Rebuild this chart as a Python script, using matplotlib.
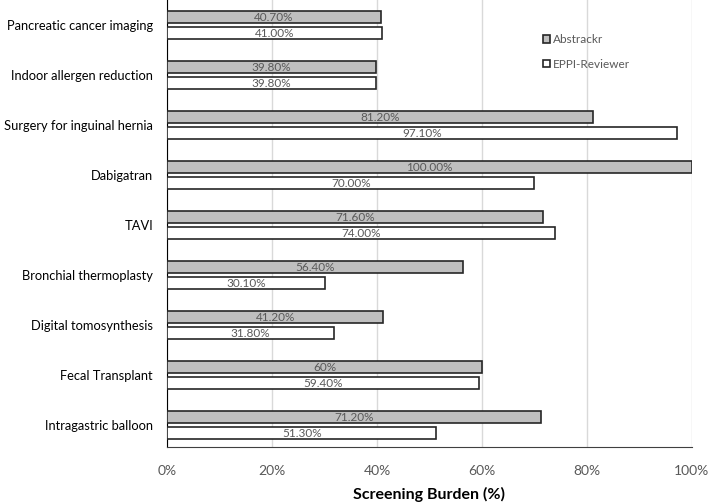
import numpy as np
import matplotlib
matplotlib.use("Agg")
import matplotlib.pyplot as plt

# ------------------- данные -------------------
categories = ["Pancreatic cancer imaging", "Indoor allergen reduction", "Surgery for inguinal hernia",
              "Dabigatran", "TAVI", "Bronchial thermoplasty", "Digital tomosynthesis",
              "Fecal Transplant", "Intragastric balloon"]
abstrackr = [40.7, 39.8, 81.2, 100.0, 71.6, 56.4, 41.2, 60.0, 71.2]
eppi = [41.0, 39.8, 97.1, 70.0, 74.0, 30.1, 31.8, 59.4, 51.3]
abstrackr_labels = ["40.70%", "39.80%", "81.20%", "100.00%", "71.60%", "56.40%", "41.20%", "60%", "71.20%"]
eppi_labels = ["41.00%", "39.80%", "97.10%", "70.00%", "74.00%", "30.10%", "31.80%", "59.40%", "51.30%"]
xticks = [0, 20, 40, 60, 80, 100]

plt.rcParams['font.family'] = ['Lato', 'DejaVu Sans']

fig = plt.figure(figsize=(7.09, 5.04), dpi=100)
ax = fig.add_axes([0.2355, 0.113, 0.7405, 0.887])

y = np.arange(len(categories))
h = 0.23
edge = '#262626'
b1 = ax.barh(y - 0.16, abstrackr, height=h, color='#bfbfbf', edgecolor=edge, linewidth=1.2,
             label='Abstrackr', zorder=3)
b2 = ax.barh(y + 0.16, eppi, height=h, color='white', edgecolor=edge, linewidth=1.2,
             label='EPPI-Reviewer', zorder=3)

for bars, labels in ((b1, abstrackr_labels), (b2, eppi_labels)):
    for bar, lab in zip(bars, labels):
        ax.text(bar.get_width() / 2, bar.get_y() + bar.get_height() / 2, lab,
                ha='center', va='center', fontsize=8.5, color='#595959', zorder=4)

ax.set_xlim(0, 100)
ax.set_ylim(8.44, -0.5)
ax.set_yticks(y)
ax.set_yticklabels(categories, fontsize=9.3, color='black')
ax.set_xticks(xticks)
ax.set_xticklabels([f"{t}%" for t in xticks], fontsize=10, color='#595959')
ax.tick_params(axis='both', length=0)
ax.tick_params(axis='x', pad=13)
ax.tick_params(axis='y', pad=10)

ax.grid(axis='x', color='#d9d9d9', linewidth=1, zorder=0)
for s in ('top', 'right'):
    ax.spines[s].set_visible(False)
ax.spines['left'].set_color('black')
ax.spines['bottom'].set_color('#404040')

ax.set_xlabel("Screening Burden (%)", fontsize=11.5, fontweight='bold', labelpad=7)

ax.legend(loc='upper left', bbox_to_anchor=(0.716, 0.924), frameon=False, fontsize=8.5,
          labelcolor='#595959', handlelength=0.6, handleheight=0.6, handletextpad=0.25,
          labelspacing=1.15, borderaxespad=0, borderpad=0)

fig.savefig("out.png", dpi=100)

- **What is being asked**: Repeat, exactly and in full, each line from the start of the data to the line that contains "label='EPPI-Reviewer', zorder=3)". Pictures do not go in.

- **Worked solution**:
Rebuild this chart as a Python script, using matplotlib.
import numpy as np
import matplotlib
matplotlib.use("Agg")
import matplotlib.pyplot as plt

# ------------------- данные -------------------
categories = ["Pancreatic cancer imaging", "Indoor allergen reduction", "Surgery for inguinal hernia",
              "Dabigatran", "TAVI", "Bronchial thermoplasty", "Digital tomosynthesis",
              "Fecal Transplant", "Intragastric balloon"]
abstrackr = [40.7, 39.8, 81.2, 100.0, 71.6, 56.4, 41.2, 60.0, 71.2]
eppi = [41.0, 39.8, 97.1, 70.0, 74.0, 30.1, 31.8, 59.4, 51.3]
abstrackr_labels = ["40.70%", "39.80%", "81.20%", "100.00%", "71.60%", "56.40%", "41.20%", "60%", "71.20%"]
eppi_labels = ["41.00%", "39.80%", "97.10%", "70.00%", "74.00%", "30.10%", "31.80%", "59.40%", "51.30%"]
xticks = [0, 20, 40, 60, 80, 100]

plt.rcParams['font.family'] = ['Lato', 'DejaVu Sans']

fig = plt.figure(figsize=(7.09, 5.04), dpi=100)
ax = fig.add_axes([0.2355, 0.113, 0.7405, 0.887])

y = np.arange(len(categories))
h = 0.23
edge = '#262626'
b1 = ax.barh(y - 0.16, abstrackr, height=h, color='#bfbfbf', edgecolor=edge, linewidth=1.2,
             label='Abstrackr', zorder=3)
b2 = ax.barh(y + 0.16, eppi, height=h, color='white', edgecolor=edge, linewidth=1.2,
             label='EPPI-Reviewer', zorder=3)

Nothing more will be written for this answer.